By Muyiwa Olayinka
Hong Kong, a country that has a peculiar history. A very rich country that has been administratively controlled by the British, Japanese and the Chinese.
Hong Kong is an autonomous territory, and former British colony, in south-eastern China. Its vibrant, densely populated urban centre is a major port and global financial hub with a skyscraper-studded skyline
It is officially the Hong Kong Special Administrative Region of the People’s Republic of China and an autonomous territory on the Pearl River Delta of China.
British Hong Kong
Hong Kong Island was ceded to Great Britain by the Qing dynasty of China after the First Anglo-Chinese War (1839–42). It was under British Crown rule from 1841 to 1997.
Japanese Hong Kong
It began during second world war when the British surrendered the colony of Hong Kong to the invading Japanese forces on 25 December 1941.
The surrender occurred after 18 days of fierce fighting against the overwhelming Japanese forces that had invaded the territory. The occupation lasted for three years and eight months until Japan surrendered at the end of Second World War.
Chinese Hong Kong
On July 1, 1997, Hong Jong officially became a part of China again after more than 150 years of British rule.
The elaborate handover, completed 20 years ago, marked for many the unofficial end of the British Empire.
London held on to Hong Kong far longer than most of its other colonies as it waited for a 99-year lease, signed in 1898, to expire.
The handover was made on the understanding that communist China would leave Hong Kong’s capitalist, democratic system intact for 50 years under the principle of “one country, two systems”.
Hong Kong 20 yrs after hand over
Hong Kong has seen rapid changes in the 20 years under Chinese rule.
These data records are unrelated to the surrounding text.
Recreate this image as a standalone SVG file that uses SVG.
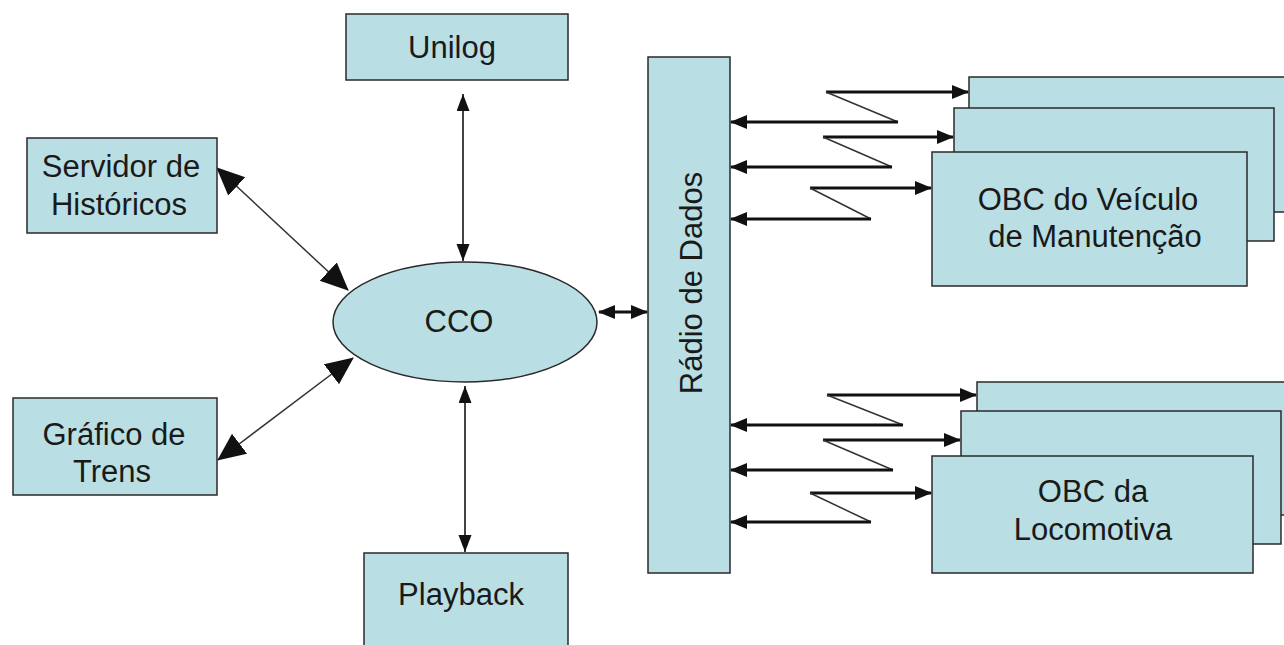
<svg xmlns="http://www.w3.org/2000/svg" width="1284" height="645" viewBox="0 0 1284 645">
<style>
.box{fill:#b9dfe4;stroke:#2a2a2a;stroke-width:1.5}
.t{font-family:"Liberation Sans",Arial,sans-serif;font-size:31px;fill:#1a1a1a;text-anchor:middle}
.thin{stroke:#333;stroke-width:1.5;fill:none}
.mid{stroke:#444;stroke-width:2;fill:none}
.thick{stroke:#111;stroke-width:3;fill:none}
</style>
<defs>
<marker id="big" markerUnits="userSpaceOnUse" markerWidth="30" markerHeight="26" refX="27" refY="12.5" orient="auto-start-reverse">
<path d="M0,0 L28,12.5 L0,25 z" fill="#111"/>
</marker>
<marker id="med" markerUnits="userSpaceOnUse" markerWidth="18" markerHeight="14" refX="17" refY="6.5" orient="auto-start-reverse">
<path d="M0,0 L17,6.5 L0,13 z" fill="#111"/>
</marker>
<marker id="zz" markerUnits="userSpaceOnUse" markerWidth="18" markerHeight="15" refX="16" refY="7" orient="auto-start-reverse">
<path d="M0,0 L17,7 L0,14 z" fill="#111"/>
</marker>
</defs>
<rect width="1284" height="645" fill="#fff"/>

<g id="connectors">
<line class="thin" x1="217" y1="168" x2="348" y2="290" marker-start="url(#big)" marker-end="url(#big)"/>
<line class="thin" x1="218" y1="460" x2="353" y2="358" marker-start="url(#big)" marker-end="url(#big)"/>
<line class="mid" x1="463" y1="94" x2="463" y2="261" marker-start="url(#med)" marker-end="url(#med)"/>
<line class="mid" x1="465" y1="386" x2="465" y2="552" marker-start="url(#med)" marker-end="url(#med)"/>
<line class="thick" x1="599" y1="312" x2="647" y2="312" marker-start="url(#zz)" marker-end="url(#zz)"/>
</g>

<g id="cco">
<ellipse class="box" cx="465" cy="322" rx="132" ry="60"/>
<text class="t" x="459" y="332">CCO</text>
</g>
<g id="unilog">
<rect class="box" x="346" y="14" width="222" height="66"/>
<text class="t" x="452" y="58">Unilog</text>
</g>
<g id="servidor">
<rect class="box" x="27" y="138" width="190" height="95"/>
<text class="t" x="121" y="177">Servidor de</text>
<text class="t" x="119" y="215">Históricos</text>
</g>
<g id="grafico">
<rect class="box" x="13" y="398" width="204" height="97"/>
<text class="t" x="114" y="445">Gráfico de</text>
<text class="t" x="112" y="482">Trens</text>
</g>
<g id="playback">
<rect class="box" x="364" y="553" width="204" height="100"/>
<text class="t" x="461" y="605">Playback</text>
</g>
<g id="radio">
<rect class="box" x="648" y="57" width="82" height="516"/>
<text class="t" transform="translate(702,283) rotate(-90)">Rádio de Dados</text>
</g>

<g id="obc-manutencao">
<rect class="box" x="969" y="77" width="330" height="135"/>
<rect class="box" x="954" y="108" width="320" height="133"/>
<rect class="box" x="932" y="152" width="315" height="134"/>
<text class="t" x="1088" y="210">OBC do Veículo</text>
<text class="t" x="1095" y="247">de Manutenção</text>
</g>
<g id="obc-locomotiva">
<rect class="box" x="977" y="382" width="330" height="133"/>
<rect class="box" x="961" y="411" width="320" height="133"/>
<rect class="box" x="932" y="456" width="321" height="117"/>
<text class="t" x="1093" y="502">OBC da</text>
<text class="t" x="1093" y="540">Locomotiva</text>
</g>

<g id="radio-links">
<line class="thick" x1="826" y1="92" x2="968" y2="92" marker-end="url(#zz)"/>
<line class="thin" x1="826" y1="92" x2="898" y2="122"/>
<line class="thick" x1="898" y1="122" x2="731" y2="122" marker-end="url(#zz)"/>
<line class="thick" x1="823" y1="137" x2="953" y2="137" marker-end="url(#zz)"/>
<line class="thin" x1="823" y1="137" x2="892" y2="167"/>
<line class="thick" x1="892" y1="167" x2="731" y2="167" marker-end="url(#zz)"/>
<line class="thick" x1="810" y1="188" x2="931" y2="188" marker-end="url(#zz)"/>
<line class="thin" x1="810" y1="188" x2="871" y2="219"/>
<line class="thick" x1="871" y1="219" x2="731" y2="219" marker-end="url(#zz)"/>

<line class="thick" x1="827" y1="395" x2="976" y2="395" marker-end="url(#zz)"/>
<line class="thin" x1="827" y1="395" x2="903" y2="425"/>
<line class="thick" x1="903" y1="425" x2="731" y2="425" marker-end="url(#zz)"/>
<line class="thick" x1="823" y1="440" x2="960" y2="440" marker-end="url(#zz)"/>
<line class="thin" x1="823" y1="440" x2="893" y2="470"/>
<line class="thick" x1="893" y1="470" x2="731" y2="470" marker-end="url(#zz)"/>
<line class="thick" x1="810" y1="493" x2="931" y2="493" marker-end="url(#zz)"/>
<line class="thin" x1="810" y1="493" x2="871" y2="522"/>
<line class="thick" x1="871" y1="522" x2="731" y2="522" marker-end="url(#zz)"/>
</g>
</svg>
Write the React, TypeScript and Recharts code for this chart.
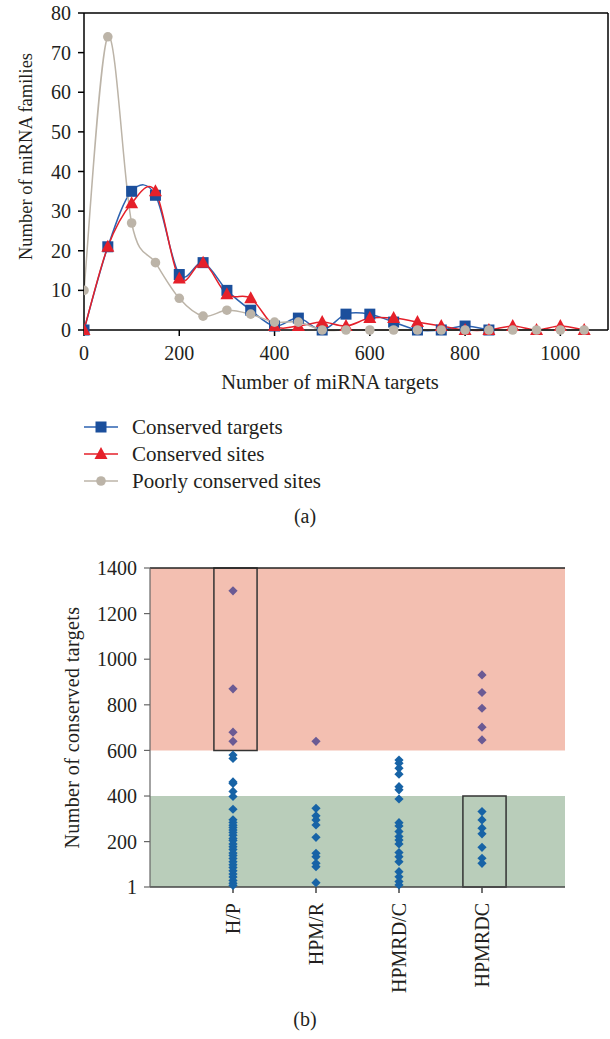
import React from 'react';
import {
  LineChart, Line, XAxis, YAxis, ReferenceLine, Legend,
  ScatterChart, Scatter, ReferenceArea,
} from 'recharts';

// ---------- Data: panel (a) ----------
const targetBins = [0, 50, 100, 150, 200, 250, 300, 350, 400, 450, 500, 550, 600, 650, 700, 750, 800, 850, 900, 950, 1000, 1050];
const conservedTargets = [0, 21, 35, 34, 14, 17, 10, 5, 1, 3, 0, 4, 4, 2, 0, 0, 1, 0, null, null, null, null];
const conservedSites = [0, 21, 32, 35, 13, 17, 9, 8, 1, 1, 2, 1, 3, 3, 2, 1, 0, 0, 1, 0, 1, 0];
const poorlyConservedSites = [10, 74, 27, 17, 8, 3.5, 5, 4, 2, 2, 0, 0, 0, 0, 0, 0, 0, 0, 0, 0, 0, 0];
const xTicksA = [0, 200, 400, 600, 800, 1000];
const yTicksA = [0, 10, 20, 30, 40, 50, 60, 70, 80];

// ---------- Data: panel (b) ----------
const categoriesB = ['H/P', 'HPM/R', 'HPMRD/C', 'HPMRDC'];
const hpHigh = [1300, 870, 680, 640];
const hpLow = [580, 565, 462, 455, 420, 398, 342, 296, 284, 272, 262, 251, 240, 228, 214, 205, 190, 178, 166, 150, 139, 126, 112, 99, 86, 72, 58, 45, 30, 17, 8];
const hpmrHigh = [640];
const hpmrLow = [346, 313, 295, 273, 219, 149, 134, 105, 90, 20];
const hpmrdcSlashLow = [558, 544, 522, 496, 441, 427, 387, 283, 269, 244, 222, 207, 190, 152, 134, 112, 68, 46, 25, 10];
const hpmrdcHigh = [931, 854, 785, 702, 646];
const hpmrdcLow = [332, 295, 259, 234, 175, 127, 105];
const yTicksB = [1, 200, 400, 600, 800, 1000, 1200, 1400];

const highByCat = [hpHigh, hpmrHigh, [], hpmrdcHigh];
const lowByCat = [hpLow, hpmrLow, hpmrdcSlashLow, hpmrdcLow];

const dataA = targetBins.map((x, i) => ({
  x,
  targets: conservedTargets[i],
  sites: conservedSites[i],
  poorly: poorlyConservedSites[i],
}));

const toPoints = (groups: number[][]) =>
  groups.flatMap((vals, ci) => vals.map((y) => ({ x: ci + 1, y })));
const highPoints = toPoints(highByCat);
const lowPoints = toPoints(lowByCat);

const FONT = "'Liberation Serif', 'Times New Roman', serif";
const TXT = '#231f20';

const BLUE = '#1b4f9c';
const BLUE_LINE = '#2d62b0';
const RED = '#e5202a';
const GREY = '#bcb4a8';

// Catmull-Rom style smoothing similar to spreadsheet "smoothed line"
const smoothCurve: any = (context: any) => {
  let pts: number[][] = [];
  return {
    areaStart() {},
    areaEnd() {},
    lineStart() { pts = []; },
    point(x: number, y: number) { pts.push([+x, +y]); },
    lineEnd() {
      if (!pts.length) return;
      context.moveTo(pts[0][0], pts[0][1]);
      for (let i = 0; i < pts.length - 1; i++) {
        const p0 = pts[i - 1] || pts[i];
        const p1 = pts[i];
        const p2 = pts[i + 1];
        const p3 = pts[i + 2] || p2;
        context.bezierCurveTo(
          p1[0] + (p2[0] - p0[0]) / 6, p1[1] + (p2[1] - p0[1]) / 6,
          p2[0] - (p3[0] - p1[0]) / 6, p2[1] - (p3[1] - p1[1]) / 6,
          p2[0], p2[1],
        );
      }
    },
  };
};

const SquareDot = (p: any) => {
  if (p.cx == null || p.cy == null || p.value == null) return <g key={p.key} />;
  return <rect key={p.key} x={p.cx - 5.5} y={p.cy - 5.5} width={11} height={11} fill={BLUE} />;
};
const TriDot = (p: any) => {
  if (p.cx == null || p.cy == null || p.value == null) return <g key={p.key} />;
  return (
    <polygon key={p.key}
      points={`${p.cx},${p.cy - 7} ${p.cx + 6.5},${p.cy + 5} ${p.cx - 6.5},${p.cy + 5}`}
      fill={RED} />
  );
};
const CircleDot = (p: any) => {
  if (p.cx == null || p.cy == null || p.value == null) return <g key={p.key} />;
  return <circle key={p.key} cx={p.cx} cy={p.cy} r={4.8} fill={GREY} />;
};

const seriesA = [
  { key: 'targets', name: 'Conserved targets', line: BLUE_LINE, marker: 'square' },
  { key: 'sites', name: 'Conserved sites', line: RED, marker: 'tri' },
  { key: 'poorly', name: 'Poorly conserved sites', line: GREY, marker: 'circle' },
];

const LegendMarker = ({ kind, cx, cy }: any) => {
  if (kind === 'square') return <rect x={cx - 5.5} y={cy - 5.5} width={11} height={11} fill={BLUE} />;
  if (kind === 'tri') return <polygon points={`${cx},${cy - 7} ${cx + 6.5},${cy + 5} ${cx - 6.5},${cy + 5}`} fill={RED} />;
  return <circle cx={cx} cy={cy} r={4.8} fill={GREY} />;
};

const LegendA = () => (
  <svg width={610} height={100} style={{ display: 'block' }}>
    {seriesA.map((s, i) => {
      const cy = 27 + i * 27;
      return (
        <g key={s.key}>
          <line x1={84} x2={118} y1={cy} y2={cy} stroke={s.line} strokeWidth={1.5} />
          <LegendMarker kind={s.marker} cx={101} cy={cy} />
          <text x={132} y={cy} dominantBaseline="central" fontFamily={FONT} fontSize={21} fill={TXT}>{s.name}</text>
        </g>
      );
    })}
  </svg>
);

const CatTick = (p: any) => {
  const { x, y, payload } = p;
  const ty = y + 2;
  return (
    <text x={x} y={ty} transform={`rotate(-90 ${x} ${ty})`} textAnchor="end" dominantBaseline="central"
      fontFamily={FONT} fontSize={20} fill={TXT}>
      {categoriesB[payload.value - 1]}
    </text>
  );
};

const DiamondHigh = (p: any) => (
  <polygon points={`${p.cx},${p.cy - 4.6} ${p.cx + 4.6},${p.cy} ${p.cx},${p.cy + 4.6} ${p.cx - 4.6},${p.cy}`} fill="#6a5a94" />
);
const DiamondLow = (p: any) => (
  <polygon points={`${p.cx},${p.cy - 4.6} ${p.cx + 4.6},${p.cy} ${p.cx},${p.cy + 4.6} ${p.cx - 4.6},${p.cy}`} fill="#1763a6" />
);

const tickStyle = { fontFamily: FONT, fontSize: 20, fill: TXT };

export default function App() {
  return (
    <div style={{ position: 'absolute', left: 0, top: 0, width: 610, height: 1039, background: '#fff', fontFamily: FONT }}>
      <LineChart width={610} height={500} data={dataA} margin={{ top: 13, right: 2, bottom: 0, left: 0 }}>
        <XAxis dataKey="x" type="number" domain={[0, 1100]} ticks={xTicksA} height={70}
          tick={tickStyle} tickSize={6} tickMargin={10} stroke="#000" strokeWidth={1.5}
          allowDataOverflow
          label={{ value: 'Number of miRNA targets', position: 'center', dy: 17, dx: -16, style: { fontFamily: FONT, fontSize: 20.5, fill: TXT } }} />
        <YAxis type="number" domain={[0, 80]} ticks={yTicksA} width={84}
          tick={tickStyle} tickSize={6} tickMargin={7} stroke="#000" strokeWidth={1.5}
          label={{ value: 'Number of miRNA families', angle: -90, position: 'center', dx: -17, dy: -15, style: { fontFamily: FONT, fontSize: 18.5, fill: TXT } }} />
        <ReferenceLine y={80} stroke="#000" strokeWidth={1.5} />
        <ReferenceLine x={1100} stroke="#000" strokeWidth={1.5} />
        <Legend verticalAlign="bottom" align="left" content={() => <LegendA />} />
        <Line dataKey="targets" name="Conserved targets" type={smoothCurve} stroke={BLUE_LINE} strokeWidth={1.5}
          dot={SquareDot} activeDot={false} isAnimationActive={false} />
        <Line dataKey="sites" name="Conserved sites" type={smoothCurve} stroke={RED} strokeWidth={1.5}
          dot={TriDot} activeDot={false} isAnimationActive={false} />
        <Line dataKey="poorly" name="Poorly conserved sites" type={smoothCurve} stroke={GREY} strokeWidth={1.5}
          dot={CircleDot} activeDot={false} isAnimationActive={false} />
      </LineChart>

      <div style={{ position: 'absolute', left: 0, top: 505, width: 610, textAlign: 'center', fontSize: 20, color: TXT }}>(a)</div>

      <div style={{ position: 'absolute', left: 0, top: 550 }}>
        <ScatterChart width={610} height={460} margin={{ top: 18, right: 45, bottom: 0, left: 0 }}>
          <ReferenceArea y1={600} y2={1400} fill="#f3bfb1" fillOpacity={1} stroke="none" ifOverflow="visible" />
          <ReferenceArea y1={1} y2={400} fill="#b9cdba" fillOpacity={1} stroke="none" ifOverflow="visible" />
          <XAxis dataKey="x" type="number" domain={[0, 5]} ticks={[1, 2, 3, 4]} height={123}
            tick={<CatTick />} tickSize={6} tickMargin={8} stroke="#444" strokeWidth={1.5} interval={0} />
          <YAxis dataKey="y" type="number" domain={[1, 1400]} ticks={yTicksB} width={150}
            tick={tickStyle} tickSize={6} tickMargin={7} stroke="#666" strokeWidth={1.2}
            label={{ value: 'Number of conserved targets', angle: -90, position: 'center', dx: -3, dy: 0, style: { fontFamily: FONT, fontSize: 20, fill: TXT, letterSpacing: 0.4 } }} />
          <ReferenceLine y={1400} stroke="#222" strokeWidth={1.5} />
          <ReferenceArea x1={1 - 0.23} x2={1 + 0.29} y1={600} y2={1400} fill="none" stroke="#333" strokeWidth={1.5} ifOverflow="visible" />
          <ReferenceArea x1={4 - 0.23} x2={4 + 0.29} y1={1} y2={400} fill="none" stroke="#333" strokeWidth={1.5} ifOverflow="visible" />
          <Scatter name="High" data={highPoints} shape={DiamondHigh} isAnimationActive={false} />
          <Scatter name="Low" data={lowPoints} shape={DiamondLow} isAnimationActive={false} />
        </ScatterChart>
      </div>

      <div style={{ position: 'absolute', left: 0, top: 1008, width: 610, textAlign: 'center', fontSize: 20, color: TXT }}>(b)</div>
    </div>
  );
}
The city’s government, along with Chinese officials, have pushed for closer links with the mainland through massive infrastructure projects, changes in education and deeper business ties.
Like much of the world, Hong Kong has also become increasingly politically polarised, with nearly every event seen to harbour a hidden agenda for one side or the other. The two main camps are the pro-Beijing faction which toes the Communist party line and the pro-democracy side that favours greater autonomy for Hong Kong.
The 20th anniversary of the handover is no different, on July 1st 2017, with pro-Beijing activists, many of them paid and bussed in, set to celebrate the occasion. At the same time, pro-democracy advocates plan to stage a protest march, a yearly act of defiance against the Chinese leadership.
Chinese President, Xi Jinping arrived in Hong Kong on Thursday 29th June 2017, his first visit since he became the head of government of China, ahead of the 20th anniversary celebration on Saturday July 1st.
Xi said the 20th anniversary of the city’s handover from the United Kingdom to China on July 1 is a huge event “for the country, and for Hong Kong.”
A major reason for the relative calm is that former “Umbrella Movement” leaders and pro capitalist supporters, Joshua Wong, Nathan Law and other activists are languishing in police custody after they were arrested Wednesday night.
The pair were arrested with two dozen others after they occupied Golden Bauhinia Square, where an official flag raising ceremony will take place.
Economy of Hong Kong
The Head of government of Hong Kong is called Chief Executive. Her name is Carrie Lam
Hong Kong is one of the world’s leading international financial centres, Hong Kong’s service-oriented economy is characterized by its low taxation, almost free port trade and well established international financial market.
Hong Kong has had the highest degree of economic freedom in the world since the inception of the Index in 1995. Its economy is governed under positive non-interventionism, and is highly dependent on international trade and finance.
The Hong Kong stock exchange is a favourable destination for international firms and firms from the mainland China to be listed due to Hong Kong’s highly internationalised and modernised financial industry along with its capital market in Asia, its size, regulations and available financial tools, which are comparable to London and New York.
Hong Kong is the seventh largest port in the world and second only to New York in terms of container throughput. Hong Kong is a full Member of World Trade Organization.
The Hong Kong Island skyline is one of the most spectacular cityscapes in the world. New York may boast more skyscrapers but Hong Kong’s are more compact and dramatic when viewed from across the water in Kowloon, over Victoria Harbour. Hong Kong is ranked as the 19th most prosperous region in the world.